For so long, Career and Technical Education (CTE) has labored under the stigma of being a “lesser” path to a successful career… We loved the fair-minded approach David Etzwiler, the CEO of Siemens Foundation took in this article!
As the White House shines a spotlight on workforce development to address the skills gap, the German model of apprenticeships has been appropriately offered as the gold standard from which the United States can learn. Every year in Germany, close to a million students participate in the nation’s dual system of education. Programs combine classroom with on-the-job training and a clear pathway to higher education and a quality job, contributing to Germany’s low youth unemployment rate and its leadership in advanced manufacturing.

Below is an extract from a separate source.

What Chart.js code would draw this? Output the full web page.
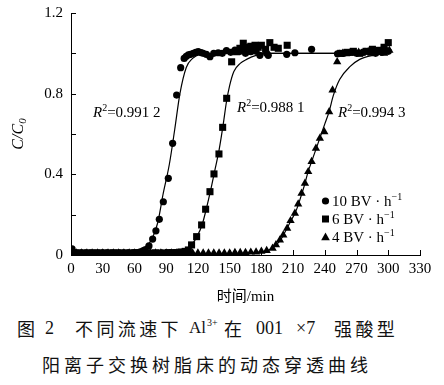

But even if the United States could create our own version of the dual system today, we would still be at a relative disadvantage due to something much more fundamental: the stigma attached to vocational education, or what the U.S. calls career technical education (CTE). That is the first hurdle to address.
America’s CTE system provides many students with similar benefits to that of the German program. It enables students to enhance their core high school academic courses with technical, real world skills that prepare them for the future. In other words, CTE is a powerful tool already addressing the skills gap. It can open millions more doors into the middle class and is an important part of the prescription to what ails us today.
But one disadvantage CTE has compared to the dual system is that it isn’t fully embraced by students and parents, or they simply aren’t aware of it. In Germany, the dual system is as prestigious as university. In the U.S., CTE is often mischaracterized as an inferior educational pathway to college prep. For some time now, CTE enrollment rates have been flat.